Where the liquid product dispensed into the cartons is a liquid foodstuff it may be necessary to maintain a generally sterile filling environment. The generally sterile filling environment must be maintained in the product storage tank, the filling tube, and in a region surrounding a terminus of the filling tube from which the product is dispensed. Further, the generally sterile filling environment must be maintained in an area below the terminus of the filling tube, extending as far below the terminus as is necessary to ensure that non-sterile air is effectively prevented from penetrating the area surrounding the terminus of the filling tube.
In order to prevent bacteria from forming in pans of the packaging machine that come into contact with certain liquid foodstuffs it is known to circulate a cleaning fluid through those parts. However, any liquid product remaining in the product tank at the end of the production cycle must be drained from the product tank before the cleaning cycle can begin. As the remaining liquid product is drained from the product tank it may become contaminated and unsuitable for reuse. It is therefore disposed of. The hygiene of the cleaning process itself has been problematic in the past.

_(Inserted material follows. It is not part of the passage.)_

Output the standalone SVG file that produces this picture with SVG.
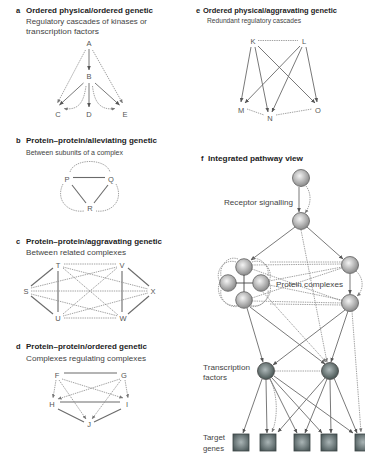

In one known effort to improve the hygiene of the cleaning process, the need to dismantle and remove a product filling pipe from a packaging machine, in order to successfully clean the product filling pipe, is eliminated, as discussed in U.S. Pat. No. 4,964,444 to Hanerus et al. Hanerus et al. set forth a detachable lid. The detachable lid is fastened to a casing provided about a filling pipe of a packaging machine. Cleaning fluid is then cycled through the filling pipe, cleaning the interior of the filling pipe, and into the space surrounding the falling pipe, enclosed by the lid and the casing, cleaning the exterior of the pipe. The cleaning fluid then flows upwardly and out of the space surrounding the filling pipe through a branch pipe.
The foregoing lid itself requires manual installation, which is time-consuming and costly. In addition, remaining product cannot be cycled through the lid and remain contaminant free and reusable. Since packaging machines must be frequently cleaned, regularly disposing of remaining product is costly. The known lids fail to provide a solution to this problem.